Reportedly, the tsunami in 2004 washed the sandbanks away, but they rebuilt themselves fairly quickly, and are as popular as ever during the day. Even after the long sandbar was gone, the beach connecting the two smaller islands was still available, and as the sun was setting and the sky was turning all shades of red, orange and yellow, a magnificent buffet dinner was spread out.

(no, that’s not me!)

Even if you live on the tropics for years, it can take you by surprise how quickly it gets completely dark after sunset. The tour guide had torches (real ones, not flashlights!), we cleaned up the beach, and scrambled back into the boat.

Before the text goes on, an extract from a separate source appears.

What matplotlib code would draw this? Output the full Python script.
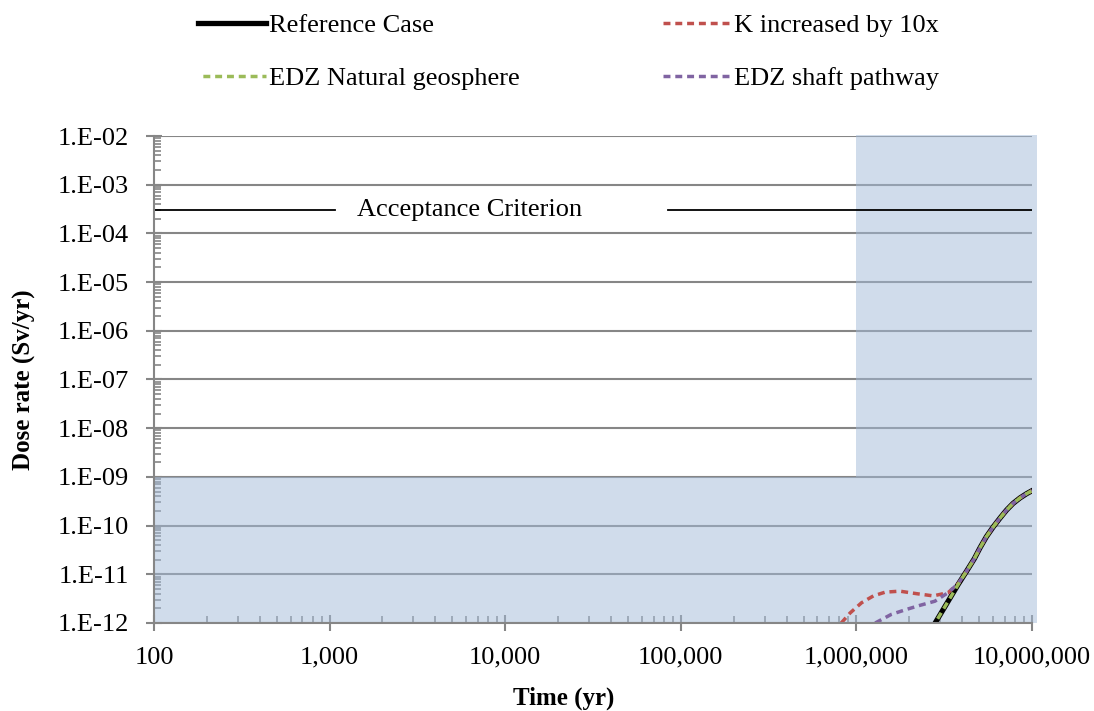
import math
import matplotlib
matplotlib.use("Agg")
import matplotlib.pyplot as plt
from matplotlib.ticker import LogLocator, FuncFormatter, NullFormatter

plt.rcParams['font.family'] = ['Liberation Serif', 'DejaVu Serif']

# data
ref_time = [2.81e6, 3.27e6, 3.80e6, 4.25e6, 4.70e6, 5.06e6, 5.5e6, 6.03e6, 6.6e6,
            7.18e6, 7.8e6, 8.55e6, 9.3e6, 1.0e7]
ref_dose = [1.0e-12, 2.5e-12, 6.2e-12, 1.17e-11, 2.1e-11, 3.5e-11, 5.9e-11, 9.5e-11, 1.45e-10,
            2.1e-10, 2.85e-10, 3.7e-10, 4.5e-10, 5.2e-10]

k10_time = [8.2e5, 9.2e5, 1.07e6, 1.25e6, 1.46e6, 1.77e6, 2.2e6, 2.74e6, 3.33e6,
            3.80e6] + ref_time[3:]
k10_dose = [1.0e-12, 1.6e-12, 2.6e-12, 3.6e-12, 4.3e-12, 4.5e-12, 4.0e-12, 3.6e-12, 4.2e-12,
            6.4e-12] + ref_dose[3:]

edz_nat_time = ref_time
edz_nat_dose = ref_dose

shaft_time = [1.28e6, 1.58e6, 1.93e6, 2.3e6, 2.8e6, 3.33e6, 3.80e6] + ref_time[3:]
shaft_dose = [1.0e-12, 1.5e-12, 1.9e-12, 2.3e-12, 2.8e-12, 4.2e-12, 6.4e-12] + ref_dose[3:]

acceptance = 3e-4
acc_gap = (1.07e3, 8.45e4)   # where the criterion line is broken for the label
acc_label_x = 6.3e3

fig = plt.figure(figsize=(10.94, 7.11), dpi=100)
ax = fig.add_axes([0.1408, 0.1238, 0.8025, 0.6849])
ax.set_xscale('log')
ax.set_yscale('log')
ax.set_xlim(1e2, 1e7)
ax.set_ylim(1e-12, 1e-2)

# grid lines
for e in range(-12, -1):
    ax.axhline(10.0 ** e, color='#868686', lw=1.5, zorder=1)

# shaded zones
shade = '#a3bbd9'
ax.axhspan(1e-12, 1e-9, xmin=0, xmax=1.006, color=shade, alpha=0.5, lw=0, zorder=2, clip_on=False)
ax.axvspan(1e6, 1.067e7, ymin=0.3, ymax=1.002, color=shade, alpha=0.5, lw=0, zorder=2, clip_on=False)

# acceptance criterion
ax.plot([1e2, acc_gap[0]], [acceptance, acceptance], color='black', lw=1.3, zorder=3)
ax.plot([acc_gap[1], 1e7], [acceptance, acceptance], color='black', lw=1.3, zorder=3)
ax.text(acc_label_x, acceptance, 'Acceptance Criterion', fontsize=19,
        ha='center', va='center', zorder=3)

dash = (0, (2, 1.4))
l_ref, = ax.plot(ref_time, ref_dose, color='black', lw=3.8, label='Reference Case', zorder=4)
l_k, = ax.plot(k10_time, k10_dose, color='#c0504d', lw=2.5, ls=dash,
               label='K increased by 10x', zorder=5)
l_sh, = ax.plot(shaft_time, shaft_dose, color='#8064a2', lw=2.5, ls=dash,
                label='EDZ shaft pathway', zorder=6)
l_nat, = ax.plot(edz_nat_time, edz_nat_dose, color='#9bbb59', lw=2.5, ls=(2, (2, 1.4)),
                 label='EDZ Natural geosphere', zorder=7)

# axes styling
for s in ['top', 'right']:
    ax.spines[s].set_visible(False)
for s in ['left', 'bottom']:
    ax.spines[s].set_color('#868686')
    ax.spines[s].set_linewidth(1.5)
    ax.spines[s].set_zorder(8)

ax.xaxis.set_major_locator(LogLocator(base=10, numticks=20))
ax.xaxis.set_minor_locator(LogLocator(base=10, subs=range(2, 10), numticks=100))
ax.yaxis.set_major_locator(LogLocator(base=10, numticks=20))
ax.yaxis.set_minor_locator(LogLocator(base=10, subs=range(2, 10), numticks=100))
ax.xaxis.set_major_formatter(FuncFormatter(lambda v, p: '{:,.0f}'.format(v)))
ax.yaxis.set_major_formatter(FuncFormatter(lambda v, p: '1.E-%02d' % round(-math.log10(v))))
ax.xaxis.set_minor_formatter(NullFormatter())
ax.yaxis.set_minor_formatter(NullFormatter())
ax.tick_params(which='major', direction='inout', length=12, width=1.5, color='#868686', labelsize=19)
ax.tick_params(which='minor', direction='in', length=5, width=1.2, color='#868686')
ax.tick_params(axis='x', which='major', pad=11)
ax.tick_params(axis='y', which='major', pad=12)

ax.set_xlabel('Time (yr)', fontsize=18, fontweight='bold', va='center')
ax.set_ylabel('Dose rate (Sv/yr)', fontsize=18, fontweight='bold', va='center')
ax.xaxis.set_label_coords(0.467, -0.154)
ax.yaxis.set_label_coords(-0.148, 0.5)

fig.legend(handles=[l_ref, l_nat, l_k, l_sh], ncol=2, loc='upper left',
           bbox_to_anchor=(0.1595, 1.014), frameon=False, fontsize=19,
           handlelength=2.55, handletextpad=0.15, columnspacing=5.4, labelspacing=1.1)

fig.savefig('out.png', dpi=100)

We didn’t wait until the sandbank between the two small islands was swallowed up by the sea as well. It was “slightly” scary that the boat was completely dark, no lights, we were rushing into the black unknown.

After a while, we stopped near another small island – I have no idea which one. The braver members of the “expedition” jumped into the water and triggered a million fluorescent lights on their skin, emitted by small floating marine life – I don’t know exactly what microscopic animal it was, and the guide couldn’t say either. It was pitch black and I was shivering anyway, so I just admired the twinkling lights vibrating in the dark. It slightly resembled a space trip….

We continued our journey in the dark, only guided by the lights of Railey and Tonsai bays, and made it back safely, God knows how. Even if these local boatmen know the reefs and cliffs and the treacherous beach of Tonsai bay inside out, even if they could navigate them blindfolded, you would think it’s a figure of speech!

In summary: not a lot of great snorkelling on this trip, but there are shallow reefs off white sandy Ko Poda if you sign up for a daytime trip, setting off in the morning. It is just 8 kms from Ao Nang. Further away (25 kms), Ko Hong is another great spot for snorkelling. There are no hotels at these locations. The sunset cruise is a great experience if you are looking for an easy-going afternoon trip with a difference and a little bit of adventure.